• Directions:
Leave out the pictures and restate the rest of the data exactly.

* begin *

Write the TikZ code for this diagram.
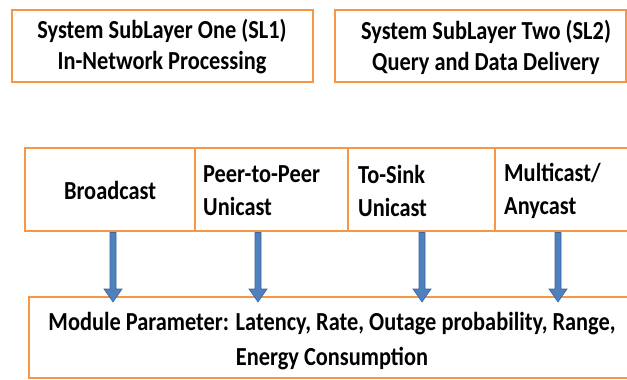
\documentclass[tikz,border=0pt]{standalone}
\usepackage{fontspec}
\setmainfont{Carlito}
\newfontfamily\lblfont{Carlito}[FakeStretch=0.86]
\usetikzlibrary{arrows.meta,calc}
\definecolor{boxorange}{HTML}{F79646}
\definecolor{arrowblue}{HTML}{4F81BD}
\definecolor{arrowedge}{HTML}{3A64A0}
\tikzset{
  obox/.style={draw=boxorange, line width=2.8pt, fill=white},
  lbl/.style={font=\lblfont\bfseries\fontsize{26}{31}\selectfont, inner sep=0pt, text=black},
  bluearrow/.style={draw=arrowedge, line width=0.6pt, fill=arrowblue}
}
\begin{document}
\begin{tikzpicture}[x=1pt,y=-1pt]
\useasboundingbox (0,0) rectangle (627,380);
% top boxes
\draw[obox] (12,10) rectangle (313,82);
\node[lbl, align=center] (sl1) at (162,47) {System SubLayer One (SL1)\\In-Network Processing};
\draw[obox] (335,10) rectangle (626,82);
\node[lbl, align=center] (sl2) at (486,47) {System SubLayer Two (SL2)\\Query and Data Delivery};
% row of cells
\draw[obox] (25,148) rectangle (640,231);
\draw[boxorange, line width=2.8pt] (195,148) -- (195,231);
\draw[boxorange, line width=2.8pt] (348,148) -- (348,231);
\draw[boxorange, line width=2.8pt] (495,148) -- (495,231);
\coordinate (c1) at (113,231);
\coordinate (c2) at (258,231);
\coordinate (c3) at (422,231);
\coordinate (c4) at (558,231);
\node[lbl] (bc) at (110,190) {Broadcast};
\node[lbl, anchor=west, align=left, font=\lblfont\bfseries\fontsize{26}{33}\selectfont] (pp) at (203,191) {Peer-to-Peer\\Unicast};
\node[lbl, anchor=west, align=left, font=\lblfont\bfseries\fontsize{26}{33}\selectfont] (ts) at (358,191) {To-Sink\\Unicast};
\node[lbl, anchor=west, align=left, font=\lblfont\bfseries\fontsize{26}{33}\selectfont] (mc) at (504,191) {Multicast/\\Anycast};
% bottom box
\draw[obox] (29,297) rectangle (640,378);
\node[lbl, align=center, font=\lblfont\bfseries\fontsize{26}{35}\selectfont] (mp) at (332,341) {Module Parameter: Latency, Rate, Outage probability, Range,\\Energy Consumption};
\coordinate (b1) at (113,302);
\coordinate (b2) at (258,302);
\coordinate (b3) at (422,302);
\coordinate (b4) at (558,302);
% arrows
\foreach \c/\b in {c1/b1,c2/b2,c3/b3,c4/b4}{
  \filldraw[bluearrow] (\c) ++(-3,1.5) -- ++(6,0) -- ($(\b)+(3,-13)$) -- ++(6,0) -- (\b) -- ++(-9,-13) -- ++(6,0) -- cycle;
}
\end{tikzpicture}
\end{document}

* end *

• Solved exercise:
Write the TikZ code for this diagram.
\documentclass[tikz,border=0pt]{standalone}
\usepackage{fontspec}
\setmainfont{Carlito}
\newfontfamily\lblfont{Carlito}[FakeStretch=0.86]
\usetikzlibrary{arrows.meta,calc}
\definecolor{boxorange}{HTML}{F79646}
\definecolor{arrowblue}{HTML}{4F81BD}
\definecolor{arrowedge}{HTML}{3A64A0}
\tikzset{
  obox/.style={draw=boxorange, line width=2.8pt, fill=white},
  lbl/.style={font=\lblfont\bfseries\fontsize{26}{31}\selectfont, inner sep=0pt, text=black},
  bluearrow/.style={draw=arrowedge, line width=0.6pt, fill=arrowblue}
}
\begin{document}
\begin{tikzpicture}[x=1pt,y=-1pt]
\useasboundingbox (0,0) rectangle (627,380);
% top boxes
\draw[obox] (12,10) rectangle (313,82);
\node[lbl, align=center] (sl1) at (162,47) {System SubLayer One (SL1)\\In-Network Processing};
\draw[obox] (335,10) rectangle (626,82);
\node[lbl, align=center] (sl2) at (486,47) {System SubLayer Two (SL2)\\Query and Data Delivery};
% row of cells
\draw[obox] (25,148) rectangle (640,231);
\draw[boxorange, line width=2.8pt] (195,148) -- (195,231);
\draw[boxorange, line width=2.8pt] (348,148) -- (348,231);
\draw[boxorange, line width=2.8pt] (495,148) -- (495,231);
\coordinate (c1) at (113,231);
\coordinate (c2) at (258,231);
\coordinate (c3) at (422,231);
\coordinate (c4) at (558,231);
\node[lbl] (bc) at (110,190) {Broadcast};
\node[lbl, anchor=west, align=left, font=\lblfont\bfseries\fontsize{26}{33}\selectfont] (pp) at (203,191) {Peer-to-Peer\\Unicast};
\node[lbl, anchor=west, align=left, font=\lblfont\bfseries\fontsize{26}{33}\selectfont] (ts) at (358,191) {To-Sink\\Unicast};
\node[lbl, anchor=west, align=left, font=\lblfont\bfseries\fontsize{26}{33}\selectfont] (mc) at (504,191) {Multicast/\\Anycast};
% bottom box
\draw[obox] (29,297) rectangle (640,378);
\node[lbl, align=center, font=\lblfont\bfseries\fontsize{26}{35}\selectfont] (mp) at (332,341) {Module Parameter: Latency, Rate, Outage probability, Range,\\Energy Consumption};
\coordinate (b1) at (113,302);
\coordinate (b2) at (258,302);
\coordinate (b3) at (422,302);
\coordinate (b4) at (558,302);
% arrows
\foreach \c/\b in {c1/b1,c2/b2,c3/b3,c4/b4}{
  \filldraw[bluearrow] (\c) ++(-3,1.5) -- ++(6,0) -- ($(\b)+(3,-13)$) -- ++(6,0) -- (\b) -- ++(-9,-13) -- ++(6,0) -- cycle;
}
\end{tikzpicture}
\end{document}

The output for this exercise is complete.